Docling OCR for Sources and Attachments

DocsGPT uses Docling as the default parser layer for many document formats. OCR is optional and controlled by two settings:


DOCLING_OCR_ENABLED=false
DOCLING_OCR_ATTACHMENTS_ENABLED=false

DOCLING_OCR_ENABLED: OCR behavior for Source Docs ingestion.
DOCLING_OCR_ATTACHMENTS_ENABLED: OCR behavior for chat attachments uploaded from the message box.

Processing Flow

Files are uploaded through /api/upload.
Ingestion runs asynchronously in Celery (ingest_worker).
SimpleDirectoryReader parses files with get_default_file_extractor.
For PDFs and image formats, Docling parsers are used. OCR in this path is controlled by DOCLING_OCR_ENABLED.
Parsed text is chunked, embedded, and stored in the vector store.
Retrieval during chat uses this indexed text and returns source citations.

Files are uploaded through /api/store_attachment.
Celery task attachment_worker parses and stores the attachment in Postgres (attachments table).
OCR in this path is controlled by DOCLING_OCR_ATTACHMENTS_ENABLED.
Attachments are not vectorized and are not added to the source index.
During answer generation, selected attachment IDs are loaded and passed directly to the LLM pipeline.

Docling OCR behavior is different for PDFs vs images:

PDF parser defaults to hybrid OCR:
- text regions: extracted directly
- bitmap/image regions: OCR only where needed
Image parser defaults to full-page OCR (the whole image is visual content).

By default, Docling parser classes use RapidOCR options (language default: english).

ℹ️

Parser internals like OCR language and force-full-page OCR are currently set by code defaults, not separate .env settings.

When attachments are used in chat, behavior depends on the selected model/provider:

If a MIME type is supported, DocsGPT sends files/images through provider-native attachment APIs.
If unsupported, DocsGPT falls back to the parsed text content stored for the attachment.
For providers that support images but not native PDF attachments, PDF files are converted to images (synthetic PDF support).
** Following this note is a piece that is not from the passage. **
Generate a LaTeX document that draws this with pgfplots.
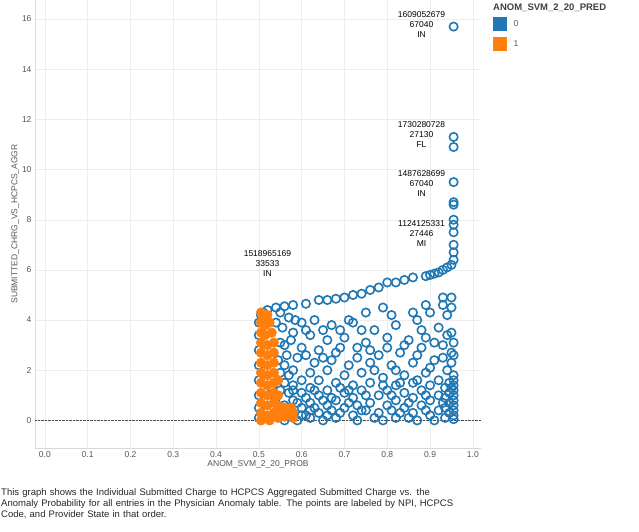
\documentclass[border=0pt]{standalone}
\usepackage{pgfplots}
\pgfplotsset{compat=1.18}
\usepackage{fontspec}
\setmainfont{Liberation Sans}
\definecolor{tblue}{HTML}{1F77B4}
\definecolor{torange}{HTML}{FF7F0E}
\definecolor{gtxt}{HTML}{555555}
\begin{document}
\begin{tikzpicture}
\useasboundingbox (-35pt,-84pt) rectangle (604pt,448pt);
\begin{axis}[scale only axis, width=446pt, height=448pt,
  xmin=-0.023, xmax=1.019, ymin=-1.1, ymax=16.76,
  xtick={0,0.1,...,1.0}, ytick={0,2,...,16},
  xticklabel style={/pgf/number format/fixed,/pgf/number format/precision=1,/pgf/number format/fixed zerofill},
  /pgf/number format/assume math mode=true,
  tick label style={font=\fontsize{8.5}{9}\selectfont, text=gtxt},
  grid=major, grid style={draw=black!7},
  axis line style={draw=black!15}, axis x line*=bottom, axis y line*=left,
  tick style={draw=none},
  xlabel={ANOM\_SVM\_2\_20\_PROB}, ylabel={SUBMITTED\_CHRG\_VS\_HCPCS\_AGGR},
  label style={font=\fontsize{8.5}{9}\selectfont, text=gtxt},
  xlabel style={yshift=4pt}, ylabel style={yshift=-4pt},
  clip=false]
\draw[densely dotted, black!70] (axis cs:-0.023,0) -- (axis cs:1.019,0);
\addplot[only marks, mark=o, mark size=4.2pt, mark options={line width=1.6pt, draw=tblue}] table {
x y
0.955 15.7
0.955 11.3
0.955 10.9
0.955 9.5
0.955 8.7
0.955 8.6
0.955 8.0
0.955 7.8
0.955 7.5
0.955 7.0
0.955 6.7
0.955 6.4
0.95 6.2
0.94 6.1
0.93 6.0
0.92 5.9
0.91 5.85
0.90 5.8
0.89 5.75
0.86 5.7
0.84 5.6
0.82 5.5
0.80 5.5
0.78 5.3
0.76 5.2
0.74 5.05
0.72 5.0
0.70 4.9
0.68 4.85
0.66 4.8
0.64 4.8
0.61 4.65
0.58 4.6
0.56 4.55
0.54 4.5
0.52 4.4
0.51 4.3
0.505 4.2
0.50 3.9
0.50 3.4
0.50 2.8
0.50 2.2
0.50 1.6
0.50 1.0
0.50 0.5
0.50 0.1
0.55 4.3
0.57 4.1
0.60 3.9
0.63 4.0
0.67 3.8
0.72 3.9
0.77 3.6
0.82 3.8
0.87 4.0
0.90 4.3
0.93 4.6
0.95 4.9
0.94 4.2
0.92 3.7
0.95 3.5
0.89 3.3
0.85 3.2
0.80 3.3
0.75 3.1
0.70 3.3
0.66 3.2
0.62 3.4
0.58 3.5
0.56 3.0
0.60 2.9
0.64 2.8
0.68 2.7
0.73 2.9
0.78 2.6
0.83 2.7
0.88 2.9
0.93 3.0
0.95 2.7
0.91 2.4
0.86 2.3
0.81 2.2
0.76 2.3
0.71 2.2
0.67 2.4
0.63 2.3
0.59 2.5
0.56 2.2
0.58 2.0
0.62 1.9
0.66 2.0
0.70 1.8
0.74 1.9
0.79 1.7
0.84 1.8
0.89 1.9
0.94 2.0
0.955 1.8
0.955 1.6
0.955 1.4
0.955 1.2
0.955 1.0
0.955 0.8
0.955 0.6
0.955 0.4
0.955 0.2
0.955 0.05
0.945 1.5
0.945 1.1
0.945 0.7
0.945 0.3
0.935 1.3
0.935 0.9
0.935 0.5
0.935 0.1
0.92 1.6
0.92 1.0
0.92 0.4
0.90 1.4
0.90 0.8
0.90 0.2
0.88 1.2
0.88 0.6
0.86 1.5
0.86 0.9
0.86 0.3
0.84 1.1
0.84 0.5
0.82 1.4
0.82 0.8
0.82 0.1
0.80 1.2
0.80 0.6
0.78 1.0
0.78 0.3
0.76 1.5
0.76 0.7
0.74 1.2
0.74 0.4
0.72 1.4
0.72 0.9
0.72 0.2
0.70 1.1
0.70 0.5
0.68 1.5
0.68 0.8
0.68 0.1
0.66 1.2
0.66 0.6
0.64 1.6
0.64 1.0
0.64 0.3
0.62 1.3
0.62 0.7
0.62 0.1
0.60 1.6
0.60 1.1
0.60 0.5
0.59 0.0
0.58 1.4
0.58 0.8
0.58 0.3
0.57 1.8
0.57 1.1
0.56 1.5
0.56 0.6
0.55 1.9
0.55 1.2
0.55 0.2
0.565 2.6
0.575 3.2
0.555 3.7
0.585 4.0
0.61 3.6
0.65 3.6
0.69 3.6
0.61 2.6
0.65 2.5
0.69 2.9
0.73 2.5
0.77 2.0
0.82 2.0
0.87 2.6
0.91 3.1
0.94 3.4
0.93 2.5
0.95 2.3
0.95 4.5
0.93 4.9
0.89 4.6
0.86 4.3
0.81 4.2
0.79 4.5
0.75 4.3
0.74 3.6
0.71 4.0
0.76 2.8
0.80 2.9
0.84 3.0
0.88 3.6
0.90 2.1
0.87 1.6
0.83 1.5
0.79 1.4
0.75 1.0
0.71 0.7
0.67 0.4
0.63 0.5
0.61 0.9
0.65 0.8
0.69 1.3
0.73 0.6
0.77 0.1
0.81 0.4
0.85 0.1
0.89 0.4
0.91 0.0
0.93 0.7
0.95 1.3
0.955 2.6
0.955 3.1
0.57 0.4
0.56 0.0
0.61 0.2
0.65 0.0
0.69 0.3
0.73 0.0
0.79 0.0
0.83 0.3
0.87 0.0
0.53 1.3
0.54 0.9
0.55 0.5
0.545 2.4
0.55 3.1
0.54 3.9
0.58 1.2
0.59 0.7
0.60 0.2
0.63 1.2
0.62 0.4
0.67 0.9
0.66 0.2
0.71 1.2
0.75 0.4
0.81 1.0
0.85 0.7
0.89 1.0
};
\addplot[only marks, mark=*, mark size=4.8pt, mark options={draw=torange, fill=torange, line width=0.5pt}] table {
x y
0.505 4.3
0.51 4.1
0.52 4.2
0.505 3.9
0.515 3.8
0.525 3.9
0.505 3.5
0.515 3.4
0.53 3.5
0.505 3.1
0.52 3.0
0.535 3.1
0.505 2.7
0.52 2.6
0.535 2.7
0.505 2.3
0.52 2.2
0.535 2.3
0.505 1.9
0.52 1.8
0.535 1.9
0.505 1.5
0.52 1.4
0.535 1.5
0.545 1.6
0.505 1.1
0.52 1.0
0.535 1.1
0.545 1.0
0.505 0.7
0.52 0.6
0.535 0.7
0.545 0.6
0.505 0.3
0.52 0.2
0.535 0.3
0.55 0.4
0.56 0.5
0.57 0.3
0.575 0.5
0.56 0.15
0.545 0.1
0.505 0.0
0.525 0.0
0.58 0.3
0.58 0.1
};
\node[font=\fontsize{8.5}{10}\selectfont, align=center] at (axis cs:0.88,15.8) {1609052679\\67040\\IN};
\node[font=\fontsize{8.5}{10}\selectfont, align=center] at (axis cs:0.88,11.4) {1730280728\\27130\\FL};
\node[font=\fontsize{8.5}{10}\selectfont, align=center] at (axis cs:0.88,9.45) {1487628699\\67040\\IN};
\node[font=\fontsize{8.5}{10}\selectfont, align=center] at (axis cs:0.88,7.45) {1124125331\\27446\\MI};
\node[font=\fontsize{8.5}{10}\selectfont, align=center] at (axis cs:0.52,6.25) {1518965169\\33533\\IN};
\end{axis}
\node[anchor=north west, font=\bfseries\fontsize{9.5}{10}\selectfont, text=black!75, inner sep=0] at (458pt,444pt) {ANOM\_SVM\_2\_20\_PRED};
\fill[tblue] (458pt,417pt) rectangle (472pt,431pt);
\node[anchor=west, font=\fontsize{8.5}{9}\selectfont, text=gtxt] at (475pt,424pt) {0};
\fill[torange] (458pt,397pt) rectangle (472pt,411pt);
\node[anchor=west, font=\fontsize{8.5}{9}\selectfont, text=gtxt] at (475pt,404pt) {1};
\node[anchor=north west, inner sep=0, text width=452pt, align=left, font=\fontsize{9.5}{11}\selectfont, text=black!85] at (-34pt,-40pt) {This graph shows the Individual Submitted Charge to HCPCS Aggregated Submitted Charge vs. the Anomaly Probability for all entries in the Physician Anomaly table. The points are labeled by NPI, HCPCS Code, and Provider State in that order.};
\end{tikzpicture}
\end{document}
This means OCR quality is especially important for text fallback paths and for models without native attachment support.

For most OCR-enabled use cases, enable both flags:


DOCLING_OCR_ENABLED=true
DOCLING_OCR_ATTACHMENTS_ENABLED=true

After changing these settings, restart the API and Celery worker.

If Docling is unavailable, DocsGPT falls back to legacy parsers.
With OCR disabled, text-based PDFs can still parse, but scanned/image-heavy content may produce little text.
For image parsing without Docling OCR, the legacy image parser only extracts text when PARSE_IMAGE_REMOTE=true.